After putting away their bows and arrows, they paid obeisance to the Buddha and the Buddha expounded the Dhamma to them. In the end, the hunter, his seven sons and seven daughters-in-law, all fifteen of them, attained Sotapatti Fruition.

Then the Buddha returned to the monastery and told Thera Ananda and other bhikkhus about the hunter Kukkutamitta and his family attaining Sotapatti Fruition in the early part of the morning. The bhikkhus then asked the Buddha, “Venerable Sir, is the wife of the hunter who is a sotapanna, also not guilty of taking life, if she has been getting things like nets, bows and arrows for her husband when he goes out hunting?” To this question the Buddha answered, “Bhikkhus, the sotapannas do not kill, they do not wish others to get killed. The wife of the hunter was only obeying her husband in getting things for him. Just as the hand that has no wound is not affected by poison, so also, because she has no intention to do evil she is not doing any evil.”

Then the Buddha spoke in verse as follows:

Verse 124: If there is no wound on the hand, one may handle poison; poison does not affect one who has no wound; there can be no evil for one who has no evil intention.

Dhammapada Verse 194
Sambahulabhikkhu Vatthu

Verse 194: Happy is the arising of a Buddha; happy is the exposition of the Ariya Dhamma; happy is the harmony amongst the Samgha; happy is the practice of those in harmony.
At the end of the discourse the five hundred bhikkhus attained arahatship.

Dhammapada Verse 421
Dhammadinna Theri Vatthu

Verse 421: Him I call a brahmana, who does not cling to the past, future and present khandha aggregates and who is free from moral defilements and attachment.

Visakha, hearing that Dhammadinna had returned, went to see her and asked her some questions.
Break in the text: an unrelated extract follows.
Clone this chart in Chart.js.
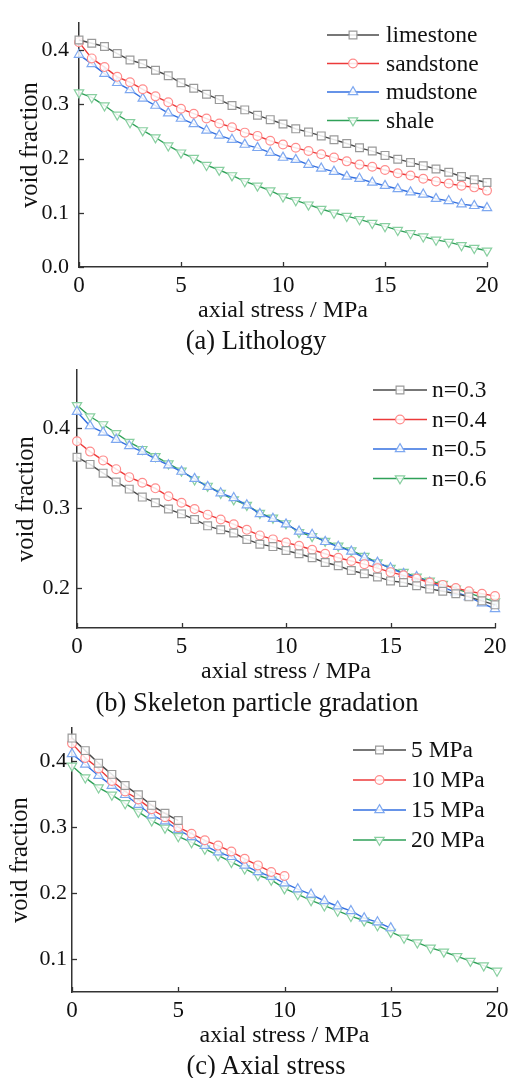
<!DOCTYPE html>
<html><head><meta charset="utf-8">
<script src="https://cdn.jsdelivr.net/npm/chart.js@4.4.0/dist/chart.umd.min.js"></script>
<style>
body{margin:0;background:#fff;width:515px;height:1078px;position:relative;overflow:hidden;font-family:"Liberation Serif","Times New Roman",serif;}
.wrap{position:absolute;left:0;width:515px;}
.cap{position:absolute;font-size:26.5px;color:#111;white-space:nowrap;transform:translate(-50%,-50%);line-height:1;}
</style></head><body>
<div class="wrap" style="top:0;height:325px"><canvas id="cA" width="515" height="325"></canvas></div>
<div class="cap" style="left:256px;top:340px">(a) Lithology</div>
<div class="wrap" style="top:350px;height:336px"><canvas id="cB" width="515" height="336"></canvas></div>
<div class="cap" style="left:257px;top:702px">(b) Skeleton particle gradation</div>
<div class="wrap" style="top:710px;height:340px"><canvas id="cC" width="515" height="340"></canvas></div>
<div class="cap" style="left:266px;top:1065px">(c) Axial stress</div>
<script>
// ---------- data ----------
const xStress = [0,0.625,1.25,1.875,2.5,3.125,3.75,4.375,5,5.625,6.25,6.875,7.5,8.125,8.75,9.375,10,10.625,11.25,11.875,12.5,13.125,13.75,14.375,15,15.625,16.25,16.875,17.5,18.125,18.75,19.375,20];
const xTicks = [0,5,10,15,20];

// (a) Lithology
const lithLabels = ['limestone','sandstone','mudstone','shale'];
const limestone = [0.419,0.413,0.407,0.394,0.382,0.375,0.363,0.353,0.340,0.330,0.319,0.309,0.298,0.290,0.280,0.272,0.264,0.255,0.249,0.242,0.235,0.228,0.220,0.214,0.206,0.199,0.193,0.187,0.181,0.175,0.167,0.161,0.156];
const sandstone = [0.415,0.385,0.369,0.351,0.341,0.328,0.315,0.304,0.292,0.283,0.274,0.265,0.258,0.248,0.242,0.233,0.226,0.220,0.214,0.208,0.202,0.195,0.189,0.185,0.179,0.173,0.169,0.163,0.158,0.154,0.150,0.147,0.141];
const mudstone  = [0.392,0.375,0.357,0.340,0.327,0.311,0.298,0.284,0.274,0.264,0.252,0.243,0.235,0.226,0.220,0.211,0.202,0.198,0.189,0.182,0.176,0.167,0.163,0.156,0.150,0.144,0.138,0.134,0.126,0.122,0.116,0.113,0.109];
const shale     = [0.322,0.313,0.298,0.281,0.267,0.252,0.239,0.224,0.211,0.201,0.188,0.179,0.169,0.158,0.150,0.141,0.130,0.123,0.115,0.107,0.100,0.094,0.088,0.081,0.075,0.068,0.062,0.056,0.050,0.046,0.040,0.035,0.030];
const yTicksA = [0.0,0.1,0.2,0.3,0.4];

// (b) Skeleton particle gradation
const gradLabels = ['n=0.3','n=0.4','n=0.5','n=0.6'];
const n03 = [0.364,0.355,0.344,0.333,0.324,0.314,0.307,0.299,0.293,0.286,0.278,0.273,0.269,0.261,0.255,0.252,0.247,0.243,0.238,0.232,0.228,0.222,0.218,0.214,0.209,0.207,0.203,0.199,0.196,0.193,0.189,0.184,0.179];
const n04 = [0.384,0.371,0.360,0.349,0.339,0.332,0.325,0.315,0.307,0.299,0.292,0.286,0.280,0.273,0.266,0.261,0.257,0.253,0.248,0.243,0.238,0.234,0.230,0.225,0.220,0.216,0.212,0.207,0.204,0.200,0.196,0.193,0.190];
const n05 = [0.421,0.403,0.395,0.386,0.378,0.371,0.362,0.354,0.346,0.337,0.327,0.319,0.313,0.304,0.293,0.287,0.280,0.271,0.267,0.258,0.252,0.246,0.238,0.232,0.225,0.218,0.214,0.207,0.201,0.195,0.189,0.181,0.174];
const n06 = [0.429,0.415,0.405,0.394,0.383,0.374,0.365,0.356,0.347,0.336,0.328,0.319,0.311,0.304,0.294,0.288,0.281,0.270,0.265,0.259,0.253,0.247,0.240,0.232,0.225,0.220,0.214,0.209,0.205,0.199,0.194,0.188,0.183];
const yTicksB = [0.2,0.3,0.4];

// (c) Axial stress
const stressLabels = ['5 MPa','10 MPa','15 MPa','20 MPa'];
const p5  = [0.435,0.416,0.397,0.380,0.363,0.349,0.333,0.321,0.310];
const p10 = [0.427,0.405,0.389,0.370,0.354,0.342,0.327,0.315,0.300,0.290,0.280,0.272,0.263,0.252,0.242,0.232,0.226];
const p15 = [0.411,0.395,0.378,0.363,0.349,0.334,0.318,0.309,0.296,0.285,0.272,0.262,0.255,0.242,0.232,0.225,0.215,0.206,0.198,0.188,0.180,0.173,0.162,0.156,0.147];
const p20 = [0.393,0.375,0.360,0.349,0.336,0.323,0.310,0.299,0.286,0.277,0.267,0.257,0.247,0.237,0.227,0.220,0.207,0.198,0.189,0.181,0.173,0.165,0.158,0.151,0.141,0.132,0.125,0.117,0.111,0.104,0.097,0.090,0.082];
const yTicksC = [0.1,0.2,0.3,0.4];

// ---------- styles ----------
const FONT = "'Liberation Serif','Times New Roman',serif";
const styles = [
  {line:'#4a4a4a', mark:'#9a9a9a', shape:'rect', r:5.5, rot:0},
  {line:'#ec3a3a', mark:'#ff8c8c', shape:'circle', r:4.4, rot:0},
  {line:'#336fe0', mark:'#7ea8f0', shape:'triangle', r:5.4, rot:0},
  {line:'#2fa158', mark:'#88cfa0', shape:'triangle', r:5.4, rot:180}
];

function makeDatasets(labels, series){
  return series.map((s,k)=>({
    label: labels[k],
    data: s.map((v,i)=>({x:xStress[i], y:v})),
    borderColor: styles[k].line,
    borderWidth: 1.4,
    pointStyle: styles[k].shape,
    pointRadius: styles[k].r,
    pointRotation: styles[k].rot,
    pointBorderColor: styles[k].mark,
    pointBackgroundColor: 'rgba(255,255,255,0.85)',
    pointBorderWidth: 1.2,
    tension: 0,
    clip: false
  }));
}

function drawMarker(ctx, st, x, y){
  ctx.save();
  ctx.strokeStyle = st.mark; ctx.fillStyle = 'rgba(255,255,255,0.85)'; ctx.lineWidth = 1.2;
  ctx.beginPath();
  if (st.shape === 'rect'){
    const s = st.r*Math.SQRT1_2; ctx.rect(x-s,y-s,2*s,2*s);
  } else if (st.shape === 'circle'){
    ctx.arc(x,y,st.r,0,Math.PI*2);
  } else {
    let rad = st.rot*Math.PI/180;
    for (let i=0;i<3;i++){
      const px = x + Math.sin(rad)*st.r, py = y - Math.cos(rad)*st.r;
      i===0 ? ctx.moveTo(px,py) : ctx.lineTo(px,py);
      rad += 2*Math.PI/3;
    }
    ctx.closePath();
  }
  ctx.fill(); ctx.stroke(); ctx.restore();
}

const innerTicks = {
  id:'innerTicks',
  afterDraw(chart){
    const {ctx, chartArea:a, scales:{x,y}} = chart;
    ctx.save(); ctx.strokeStyle = '#333'; ctx.lineWidth = 1.3;
    x.ticks.forEach(t=>{const p = Math.round(x.getPixelForValue(t.value))+0.5; ctx.beginPath(); ctx.moveTo(p,a.bottom); ctx.lineTo(p,a.bottom-5); ctx.stroke();});
    y.ticks.forEach(t=>{const p = Math.round(y.getPixelForValue(t.value))+0.5; ctx.beginPath(); ctx.moveTo(a.left,p); ctx.lineTo(a.left+5,p); ctx.stroke();});
    ctx.restore();
  }
};

const insideLegend = {
  id:'insideLegend',
  afterDraw(chart, args, opts){
    const ctx = chart.ctx;
    chart.data.datasets.forEach((ds,k)=>{
      const yy = opts.top + k*opts.gap;
      ctx.save();
      ctx.strokeStyle = ds.borderColor; ctx.lineWidth = 1.4;
      ctx.beginPath(); ctx.moveTo(opts.left, yy); ctx.lineTo(opts.left+opts.len, yy); ctx.stroke();
      ctx.restore();
      drawMarker(ctx, styles[k], opts.left+opts.len/2, yy);
      ctx.save();
      ctx.fillStyle = '#111'; ctx.font = opts.size+'px '+FONT; ctx.textBaseline = 'middle'; ctx.textAlign='left';
      ctx.fillText(ds.label, opts.left+opts.len+opts.textGap, yy+1);
      ctx.restore();
    });
  }
};

function makeChart(id, labels, series, yMin, yMax, yTicks, lay, legend){
  return new Chart(document.getElementById(id), {
    type:'line',
    data:{datasets: makeDatasets(labels, series)},
    plugins:[innerTicks, insideLegend],
    options:{
      responsive:false, animation:false, devicePixelRatio:1,
      layout:{padding:{left:0, right:lay.right, top:lay.top, bottom:0}},
      plugins:{legend:{display:false}, tooltip:{enabled:false}, insideLegend: legend},
      scales:{
        x:{type:'linear', min:0, max:20,
           afterBuildTicks(s){ s.ticks = xTicks.map(v=>({value:v})); },
           afterFit(s){ s.height = 58; },
           grid:{display:true, drawOnChartArea:false, drawTicks:false},
           border:{display:true, color:'#333', width:1.5},
           ticks:{padding:5, color:'#111', font:{family:FONT, size:23}, maxRotation:0, callback:v=>String(v)},
           title:{display:true, text:'axial stress / MPa', color:'#111', font:{family:FONT, size:24}, padding:{top:0,bottom:0}}
        },
        y:{type:'linear', min:yMin, max:yMax,
           afterBuildTicks(s){ s.ticks = yTicks.map(v=>({value:v})); },
           afterFit(s){ s.width = lay.yw; },
           grid:{display:true, drawOnChartArea:false, drawTicks:false},
           border:{display:true, color:'#333', width:1.5},
           ticks:{padding:lay.tp, color:'#111', font:{family:FONT, size:22}, callback:v=>Number(v).toFixed(1)},
           title:{display:true, text:'void fraction', color:'#111', font:{family:FONT, size:24.5}, padding:{top:lay.tt,bottom:0}}
        }
      }
    }
  });
}

makeChart('cA', lithLabels, [limestone,sandstone,mudstone,shale], 0, 0.45, yTicksA,
  {right:28, top:10, yw:79, tp:10, tt:16},
  {left:327, top:35, gap:28.5, len:52, textGap:7, size:23.5});
makeChart('cB', gradLabels, [n03,n04,n05,n06], 0.15, 0.473, yTicksB,
  {right:20, top:14, yw:77, tp:7, tt:12},
  {left:373, top:40, gap:29.5, len:54, textGap:5, size:23.5});
makeChart('cC', stressLabels, [p5,p10,p15,p20], 0.05, 0.45, yTicksC,
  {right:18, top:13, yw:72, tp:5, tt:6},
  {left:353, top:40, gap:30, len:53, textGap:5, size:23.5});
</script>
</body></html>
When he asked her about the first three maggas she answered him; but when he asked her questions on the arahatta magga and phala she said, “O lay-disciple! This matter is out of your depth; if you want, you may go and ask the Buddha.” When Visakha asked the Buddha, the Buddha said, “Dhammadinna has already answered your question. If you ask me I shall have to give the same answer.” Saying this the Buddha confirmed the fact that Dhammadinna had attained arahatship.

Dhammapada Verse 25
Culapanthaka Vatthu

Mahapanthaka, who was then in charge of assigning the bhikkhus to meal invitations, left out Culapanthaka from the list. When Culapanthaka learnt about this he felt very much frustrated and decided that he would return to the life of a householder. Knowing his intention, the Buddha took him along and made him sit in front of the Gandhakuti hall. He then gave a clean piece of cloth to Culapanthaka and told him to sit there facing east and rub the piece of cloth. At the same time he was to repeat the word “Rajoharanam”, which means “taking on impurity.” The Buddha then went to the residence of Jivaka, accompanied by the bhikkhus.

Meanwhile, Culapanthaka went on rubbing the piece of cloth, all the time muttering the wordRajoharanam”. Very soon, the cloth became soiled. Seeing this change in the condition of the cloth, Culapanthaka came to realize the impermanent nature of all conditioned things. From the house of Jivaka, the Buddha through supernormal power learnt about the progress of Culapanthaka. He sent forth his radiance so that (to Culapanthaka) the Buddha appeared to be sitting in front of him, saying:

“It is not the piece of cloth alone that is made dirty by the dust; within oneself also there exist the dust of passion (raga), the dust of ill will (dosa), and the dust of ignorance (moha), i.e., the ignorance of the Four Noble Truths. Only by removing these could one achieve one’s goal and attain arahatship”. Culapanthaka got the message and kept on meditating and in a short while attained arahatship, together with Analytical Insight. Thus, Culapanthaka ceased to be a dullard.

I got help from google to find these stories.